Children’s Art + Literacy Festival – 2012 – Dr. Seuss

Dr. Seuss

2012 CALF Festival
Theodor Seuss Geisel, better known to the world as the beloved Dr. Seuss, was born in 1904 in Springfield, Massachusetts. Ted’s father, Theodor Robert, and grandfather were brewmasters. His mother, Henrietta Seuss Geisel, often soothed her children to sleep by “chanting” rhymes remembered from her youth. Ted credited his mother with both his ability and desire to create the rhymes for which he became so well known.

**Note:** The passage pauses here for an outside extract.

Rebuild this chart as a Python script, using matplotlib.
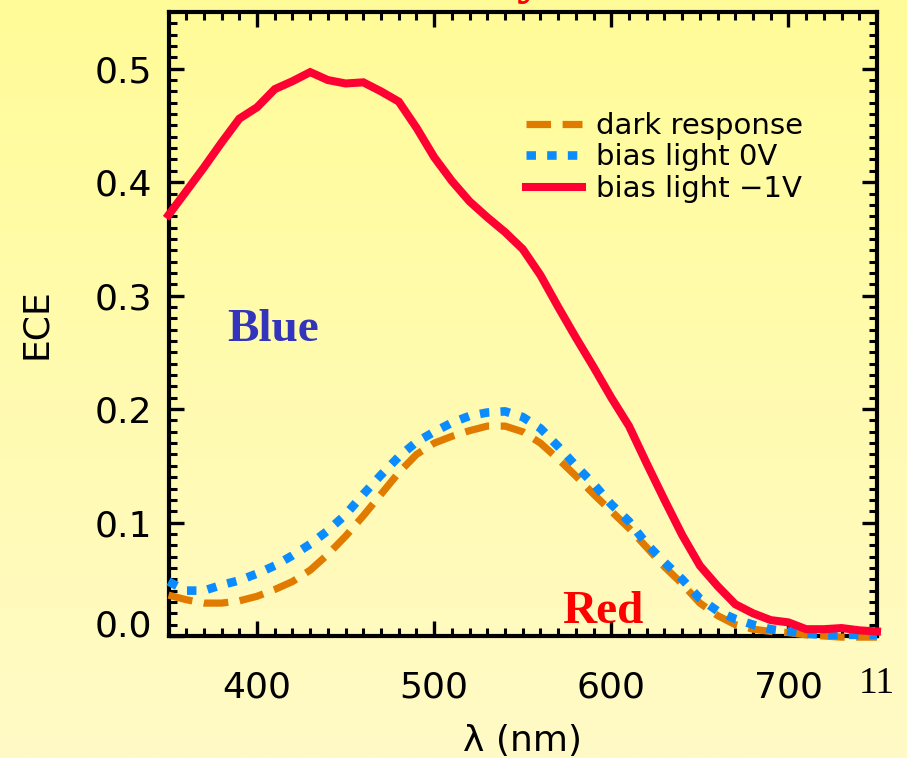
import numpy as np
import matplotlib
matplotlib.use("Agg")
import matplotlib.pyplot as plt
from matplotlib.ticker import MultipleLocator
from matplotlib.colors import LinearSegmentedColormap
from matplotlib.transforms import ScaledTranslation

# Wavelength grid (nm)
wavelength = list(range(350, 751, 10))

# External collection efficiency for each measurement condition
dark_response = [0.036, 0.032, 0.029, 0.029, 0.031, 0.035, 0.041, 0.048, 0.058, 0.072,
                 0.088, 0.106, 0.125, 0.144, 0.160, 0.170, 0.176, 0.181, 0.185, 0.185,
                 0.180, 0.170, 0.156, 0.141, 0.125, 0.110, 0.095, 0.078, 0.061, 0.046,
                 0.029, 0.018, 0.010, 0.006, 0.004, 0.003, 0.001, 0.000, -0.001, -0.001,
                 -0.001]
bias_0v = [0.048, 0.040, 0.040, 0.045, 0.049, 0.055, 0.062, 0.071, 0.081, 0.093,
           0.107, 0.125, 0.142, 0.158, 0.171, 0.180, 0.188, 0.194, 0.197, 0.198,
           0.193, 0.183, 0.167, 0.150, 0.134, 0.116, 0.101, 0.081, 0.065, 0.050,
           0.033, 0.022, 0.015, 0.010, 0.006, 0.004, 0.002, 0.001, 0.001, 0.001,
           0.001]
bias_m1v = [0.371, 0.392, 0.413, 0.435, 0.456, 0.466, 0.482, 0.489, 0.497, 0.490,
            0.487, 0.488, 0.480, 0.471, 0.448, 0.422, 0.401, 0.383, 0.369, 0.356,
            0.341, 0.318, 0.290, 0.263, 0.237, 0.210, 0.185, 0.152, 0.120, 0.089,
            0.062, 0.044, 0.028, 0.020, 0.014, 0.012, 0.006, 0.006, 0.007, 0.005,
            0.004]

series_labels = ["dark response", "bias light 0V", "bias light \u22121V"]
x_ticks = [400, 500, 600, 700]
y_ticks = [0.0, 0.1, 0.2, 0.3, 0.4, 0.5]

W, H, DPI = 907, 758, 100
fig = plt.figure(figsize=(W / DPI, H / DPI), dpi=DPI)
plt.rcParams["font.family"] = ["DejaVu Sans"]

# Soft yellow page background
bg = fig.add_axes([0, 0, 1, 1], zorder=-10)
bg.axis("off")
cmap = LinearSegmentedColormap.from_list("page", ["#FFFC98", "#FFFAC6"])
grad = np.linspace(0, 1, 256).reshape(-1, 1)
bg.imshow(grad, aspect="auto", cmap=cmap, extent=[0, 1, 0, 1], origin="upper")
bg.set_xlim(0, 1)
bg.set_ylim(0, 1)

ax = fig.add_axes([168.5 / W, 1 - 636 / H, (877 - 168.5) / W, (636 - 12) / H])
ax.patch.set_alpha(0)

ax.plot(wavelength, dark_response, color="#E07B00", lw=5.2,
        linestyle=(0, (3.4, 1.6)), dash_capstyle="butt", label=series_labels[0],
        clip_on=False, zorder=3)
ax.plot(wavelength, bias_0v, color="#0A8CFF", lw=6.2,
        linestyle=(0, (1.1, 1.3)), dash_capstyle="butt", label=series_labels[1],
        clip_on=False, zorder=4)
ax.plot(wavelength, bias_m1v, color="#FF0033", lw=5.8, solid_joinstyle="miter",
        label=series_labels[2], clip_on=False, zorder=5)

ax.set_xlim(350, 750)
ax.set_ylim(0, 0.55)
ax.set_xticks(x_ticks)
ax.set_yticks(y_ticks)
ax.set_yticklabels([f"{v:.1f}" for v in y_ticks])
ax.xaxis.set_minor_locator(MultipleLocator(10))
ax.yaxis.set_minor_locator(MultipleLocator(0.01))
ax.tick_params(which="both", direction="in", top=True, right=True, color="black")
ax.tick_params(which="major", length=11, width=2.4, labelsize=26)
ax.tick_params(which="minor", length=5.5, width=2.2)
ax.tick_params(axis="x", which="major", pad=25)
ax.tick_params(axis="y", which="major", pad=12)
for s in ax.spines.values():
    s.set_linewidth(3)

# The lowest y label sits just above the x axis line
fig.canvas.draw()
ylabs = ax.get_yticklabels()
ylabs[0].set_transform(ylabs[0].get_transform() +
                       ScaledTranslation(0, 13 / DPI, fig.dpi_scale_trans))

ax.set_xlabel("\u03bb (nm)", fontsize=26, labelpad=14)
ax.set_ylabel("ECE", fontsize=26, labelpad=30)

leg = ax.legend(loc="upper left", bbox_to_anchor=(0.504, 0.84), frameon=False,
                fontsize=21, handlelength=1.95, handletextpad=0.45,
                labelspacing=0.12, borderpad=0, borderaxespad=0)

ax.text(0.083, 0.49, "Blue", transform=ax.transAxes, color="#3333BB",
        fontsize=34, fontweight="bold", family="Liberation Serif", va="center")
ax.text(0.555, 0.038, "Red", transform=ax.transAxes, color="#FF0000",
        fontsize=34, fontweight="bold", family="Liberation Serif", va="center")

fig.text(877 / W, 1 - 684 / H, "11", fontsize=27, family="Liberation Serif",
         ha="center", va="center", color="black")
# Tail of the slide title that runs off the top edge
fig.text(530 / W, 1 + 22 / H, "y", fontsize=40, family="Liberation Serif",
         fontweight="bold", color="#FF0000", ha="center", va="center")

fig.savefig("out.png", dpi=DPI)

The influence of Ted’s memories of Springfield can be seen throughout his work. Drawings of Horton the Elephant meandering along streams in the Jungle of Nool, for example, mirror the watercourses in Springfield’s Forest Park from the period. The fanciful truck driven by Sylvester McMonkey McBean in The Sneetches could well be the Knox tractor that young Ted saw on the streets of Springfield. In addition to its name, Ted’s first children’s book, And to Think That I Saw It On Mulberry Street, is filled with Springfield imagery, including a look-alike of Mayor Fordis Parker on the reviewing stand, and police officers riding red motorcycles, the traditional color of Springfield’s famed Indian Motocycles.

Ted left Springfield as a teenager to attend Dartmouth College, where he became editor-in-chief of the Jack-O-Lantern, Dartmouth’s humor magazine, signing his work as “Seuss.” This is the first record of the “Seuss” pseudonym, which was both Ted’s middle name and his mother’s maiden name.

To please his father, who wanted him to be a college professor, Ted went on to Oxford University in England after graduation. However, his academic studies bored him, and he decided to tour Europe instead. Oxford did provide him the opportunity to meet a classmate, Helen Palmer, who not only became his first wife, but also a children’s author and book editor.

After returning to the United States, Ted began to pursue a career as a cartoonist. Viking Press offered him a contract to illustrate a collection of silly children’s sayings called Boners, which also meant “bloopers.” Although the book was not a commercial success, the illustrations received great reviews, providing Ted with his first “big break” into children’s literature. It took a great deal of persistence,  however, to publish the first book that he both wrote and illustrated, And to Think That I Saw It On Mulberry Street. It was rejected 27 times before being published by Vanguard Press.

The Cat in the Hat, perhaps the defining book of Ted’s career, developed as part of a unique joint venture between Houghton Mifflin (Vanguard Press) and Random House. Houghton Mifflin asked Ted to write and illustrate a children’s primer using only 225 “new-reader” vocabulary words. Because he was under contract to Random House, Random House obtained the trade publication rights, and Houghton Mifflin kept the school rights. With the release of The Cat in the Hat, Ted became the definitive children’s book author and illustrator.

At the time of his death on Sept. 24, 1991, Ted had written and illustrated 44 children’s books, including such all-time favorites as Green Eggs and Ham, Oh, the Places You’ll Go! Fox in Socks and How the Grinch Stole Christmas! His books have been translated into more than 30 languages. Over 200 million copies had found their way into homes and hearts around the world.

Besides the books, his works have provided the source for 11 children’s television specials, a Broadway musical and a feature-length motion picture. Other major motion pictures are on the way.

His honors included two Academy awards, two Emmy awards, a Peabody award and the Pulitzer Prize.